▶ _WHAT IS BEING ASKED_
Using the material below, work out how many lines contain the word "that". Reply with the number and nothing more.

▶ _SUPPLIED ENTRIES_

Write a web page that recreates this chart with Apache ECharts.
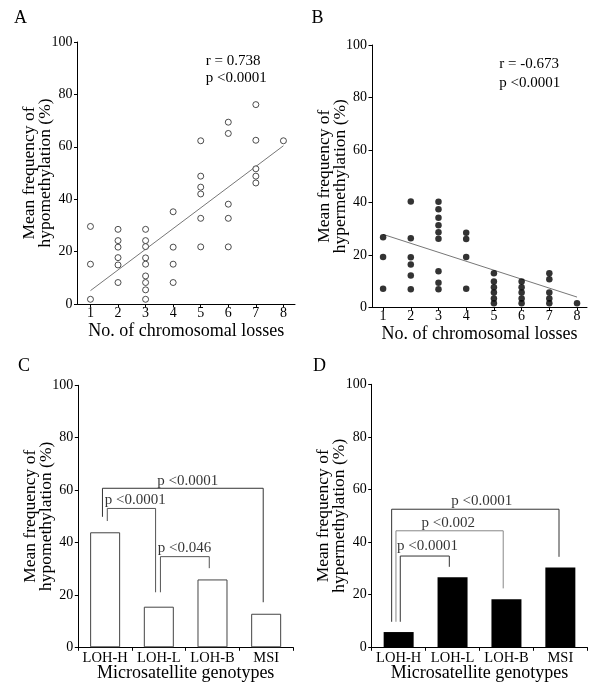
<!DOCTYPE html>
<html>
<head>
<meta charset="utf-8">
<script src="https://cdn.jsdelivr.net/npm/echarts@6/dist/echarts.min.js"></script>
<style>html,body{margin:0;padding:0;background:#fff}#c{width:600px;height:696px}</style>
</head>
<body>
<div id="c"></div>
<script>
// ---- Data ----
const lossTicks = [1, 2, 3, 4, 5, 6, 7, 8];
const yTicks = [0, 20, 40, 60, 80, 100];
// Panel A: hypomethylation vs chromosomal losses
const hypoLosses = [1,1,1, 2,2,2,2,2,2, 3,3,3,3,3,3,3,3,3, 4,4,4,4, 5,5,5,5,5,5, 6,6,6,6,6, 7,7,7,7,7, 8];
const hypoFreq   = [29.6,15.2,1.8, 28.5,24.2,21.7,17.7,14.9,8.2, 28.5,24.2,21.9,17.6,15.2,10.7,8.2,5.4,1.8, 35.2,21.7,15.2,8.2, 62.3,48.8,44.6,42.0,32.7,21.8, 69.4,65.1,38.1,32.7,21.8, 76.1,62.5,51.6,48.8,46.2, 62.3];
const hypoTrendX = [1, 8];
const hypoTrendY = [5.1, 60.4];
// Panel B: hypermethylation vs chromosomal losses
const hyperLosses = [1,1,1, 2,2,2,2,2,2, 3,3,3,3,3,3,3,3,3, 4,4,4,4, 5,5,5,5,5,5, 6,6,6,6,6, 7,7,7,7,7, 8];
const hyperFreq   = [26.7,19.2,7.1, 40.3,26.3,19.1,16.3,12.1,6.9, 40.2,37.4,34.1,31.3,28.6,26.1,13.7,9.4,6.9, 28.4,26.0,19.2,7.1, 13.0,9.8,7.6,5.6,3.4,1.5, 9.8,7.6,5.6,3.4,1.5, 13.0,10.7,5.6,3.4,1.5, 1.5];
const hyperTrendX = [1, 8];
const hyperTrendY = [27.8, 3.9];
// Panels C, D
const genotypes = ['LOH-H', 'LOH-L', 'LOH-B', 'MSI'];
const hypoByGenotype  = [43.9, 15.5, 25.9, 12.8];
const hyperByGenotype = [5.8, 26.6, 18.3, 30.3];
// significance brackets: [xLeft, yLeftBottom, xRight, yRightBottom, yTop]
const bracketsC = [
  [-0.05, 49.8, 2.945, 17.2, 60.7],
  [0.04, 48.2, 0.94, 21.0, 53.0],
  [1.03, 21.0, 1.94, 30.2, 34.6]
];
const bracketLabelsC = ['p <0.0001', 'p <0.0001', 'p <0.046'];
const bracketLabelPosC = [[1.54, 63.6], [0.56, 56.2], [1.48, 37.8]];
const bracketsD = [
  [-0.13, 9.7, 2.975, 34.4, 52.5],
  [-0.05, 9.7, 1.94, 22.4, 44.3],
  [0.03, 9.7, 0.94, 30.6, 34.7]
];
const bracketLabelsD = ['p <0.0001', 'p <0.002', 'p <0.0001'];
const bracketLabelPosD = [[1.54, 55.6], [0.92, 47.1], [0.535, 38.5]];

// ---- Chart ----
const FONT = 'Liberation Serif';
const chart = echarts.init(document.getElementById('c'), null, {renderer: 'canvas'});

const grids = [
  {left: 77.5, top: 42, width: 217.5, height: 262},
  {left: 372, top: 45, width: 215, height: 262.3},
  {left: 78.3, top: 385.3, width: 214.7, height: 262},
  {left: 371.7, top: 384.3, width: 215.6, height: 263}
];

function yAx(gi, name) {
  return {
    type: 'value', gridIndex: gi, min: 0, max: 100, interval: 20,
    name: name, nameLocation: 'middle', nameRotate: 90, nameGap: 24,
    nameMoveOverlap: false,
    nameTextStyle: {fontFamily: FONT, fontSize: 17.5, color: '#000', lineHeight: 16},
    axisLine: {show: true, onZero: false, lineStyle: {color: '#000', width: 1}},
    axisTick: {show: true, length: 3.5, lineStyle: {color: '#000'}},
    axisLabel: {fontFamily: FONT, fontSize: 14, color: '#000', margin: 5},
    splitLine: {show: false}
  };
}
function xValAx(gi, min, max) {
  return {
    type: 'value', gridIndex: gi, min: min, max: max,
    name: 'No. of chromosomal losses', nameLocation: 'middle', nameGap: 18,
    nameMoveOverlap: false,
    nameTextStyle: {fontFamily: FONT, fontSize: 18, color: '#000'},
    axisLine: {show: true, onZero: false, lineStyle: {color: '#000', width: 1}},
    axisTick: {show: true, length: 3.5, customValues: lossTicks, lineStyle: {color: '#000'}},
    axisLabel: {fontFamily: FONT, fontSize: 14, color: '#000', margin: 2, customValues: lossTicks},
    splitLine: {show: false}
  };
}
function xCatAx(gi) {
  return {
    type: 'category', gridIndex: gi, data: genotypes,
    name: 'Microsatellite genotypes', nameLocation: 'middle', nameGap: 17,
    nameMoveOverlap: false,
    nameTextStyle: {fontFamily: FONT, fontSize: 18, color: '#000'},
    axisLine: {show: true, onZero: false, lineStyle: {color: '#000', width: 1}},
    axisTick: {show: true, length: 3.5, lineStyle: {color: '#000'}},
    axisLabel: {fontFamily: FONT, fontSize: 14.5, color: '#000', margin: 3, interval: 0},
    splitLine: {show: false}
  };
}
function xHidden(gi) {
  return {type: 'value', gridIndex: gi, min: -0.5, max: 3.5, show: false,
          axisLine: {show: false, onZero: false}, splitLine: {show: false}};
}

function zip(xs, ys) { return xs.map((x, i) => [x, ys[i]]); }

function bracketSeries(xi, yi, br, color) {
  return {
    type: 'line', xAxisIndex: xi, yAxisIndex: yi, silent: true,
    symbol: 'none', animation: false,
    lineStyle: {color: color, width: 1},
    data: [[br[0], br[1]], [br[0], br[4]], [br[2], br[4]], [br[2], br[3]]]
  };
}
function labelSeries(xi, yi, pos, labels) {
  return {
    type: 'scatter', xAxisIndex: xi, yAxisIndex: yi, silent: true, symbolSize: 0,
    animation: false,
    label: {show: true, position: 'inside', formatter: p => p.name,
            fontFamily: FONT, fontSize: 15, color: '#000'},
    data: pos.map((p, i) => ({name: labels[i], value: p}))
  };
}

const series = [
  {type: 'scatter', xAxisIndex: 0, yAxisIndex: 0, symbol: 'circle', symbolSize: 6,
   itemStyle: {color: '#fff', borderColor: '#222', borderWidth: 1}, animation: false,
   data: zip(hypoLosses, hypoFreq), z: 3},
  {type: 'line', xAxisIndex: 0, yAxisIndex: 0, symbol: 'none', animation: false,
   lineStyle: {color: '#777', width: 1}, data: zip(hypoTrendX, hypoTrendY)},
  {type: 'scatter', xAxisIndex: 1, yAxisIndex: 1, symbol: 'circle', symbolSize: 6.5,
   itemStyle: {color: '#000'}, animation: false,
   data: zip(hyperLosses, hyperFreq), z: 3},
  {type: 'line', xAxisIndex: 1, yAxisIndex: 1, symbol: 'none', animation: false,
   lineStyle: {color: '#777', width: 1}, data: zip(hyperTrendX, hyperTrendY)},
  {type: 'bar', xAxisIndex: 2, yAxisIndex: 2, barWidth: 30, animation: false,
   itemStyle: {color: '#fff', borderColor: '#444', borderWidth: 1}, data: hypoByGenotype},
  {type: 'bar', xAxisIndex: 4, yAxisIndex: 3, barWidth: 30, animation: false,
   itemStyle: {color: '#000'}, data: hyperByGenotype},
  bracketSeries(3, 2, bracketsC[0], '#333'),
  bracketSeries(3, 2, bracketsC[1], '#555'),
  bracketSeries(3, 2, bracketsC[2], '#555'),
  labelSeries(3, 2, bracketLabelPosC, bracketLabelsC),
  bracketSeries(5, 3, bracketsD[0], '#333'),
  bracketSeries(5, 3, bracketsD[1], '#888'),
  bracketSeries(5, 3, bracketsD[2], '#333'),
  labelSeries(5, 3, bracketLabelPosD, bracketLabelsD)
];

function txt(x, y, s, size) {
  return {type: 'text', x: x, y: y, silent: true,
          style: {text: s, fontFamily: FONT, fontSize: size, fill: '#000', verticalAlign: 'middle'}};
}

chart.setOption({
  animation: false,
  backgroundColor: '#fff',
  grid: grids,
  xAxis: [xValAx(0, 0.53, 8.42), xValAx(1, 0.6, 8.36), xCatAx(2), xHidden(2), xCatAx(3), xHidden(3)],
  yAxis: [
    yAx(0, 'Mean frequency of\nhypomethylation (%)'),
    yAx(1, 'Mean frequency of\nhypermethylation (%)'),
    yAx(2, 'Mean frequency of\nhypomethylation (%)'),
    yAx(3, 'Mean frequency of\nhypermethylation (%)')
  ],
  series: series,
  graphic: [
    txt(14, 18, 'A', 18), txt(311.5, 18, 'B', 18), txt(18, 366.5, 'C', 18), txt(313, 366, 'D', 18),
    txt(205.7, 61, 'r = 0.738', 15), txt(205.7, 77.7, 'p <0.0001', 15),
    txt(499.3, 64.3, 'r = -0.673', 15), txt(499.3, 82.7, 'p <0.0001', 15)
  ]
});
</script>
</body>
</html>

* * *

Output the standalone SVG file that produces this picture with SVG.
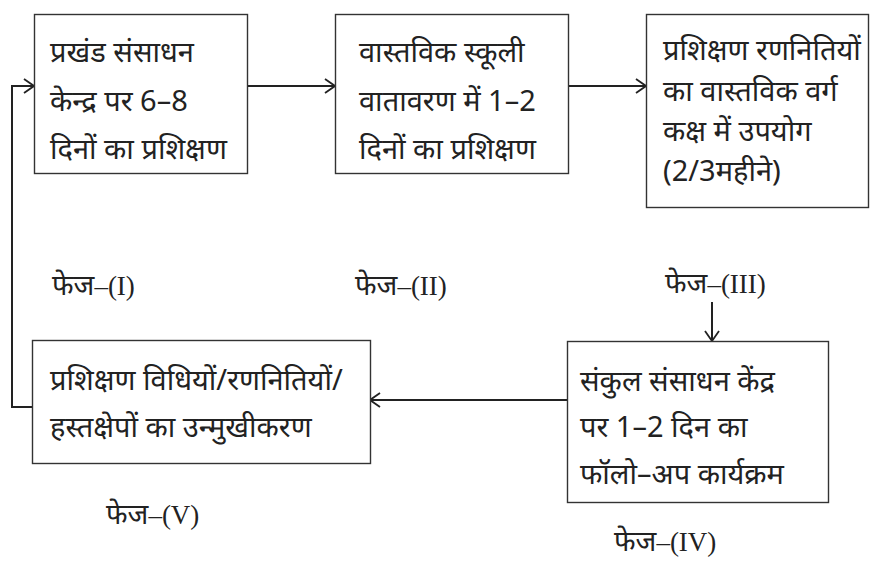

▶ _EXERCISE RESPONSE_
2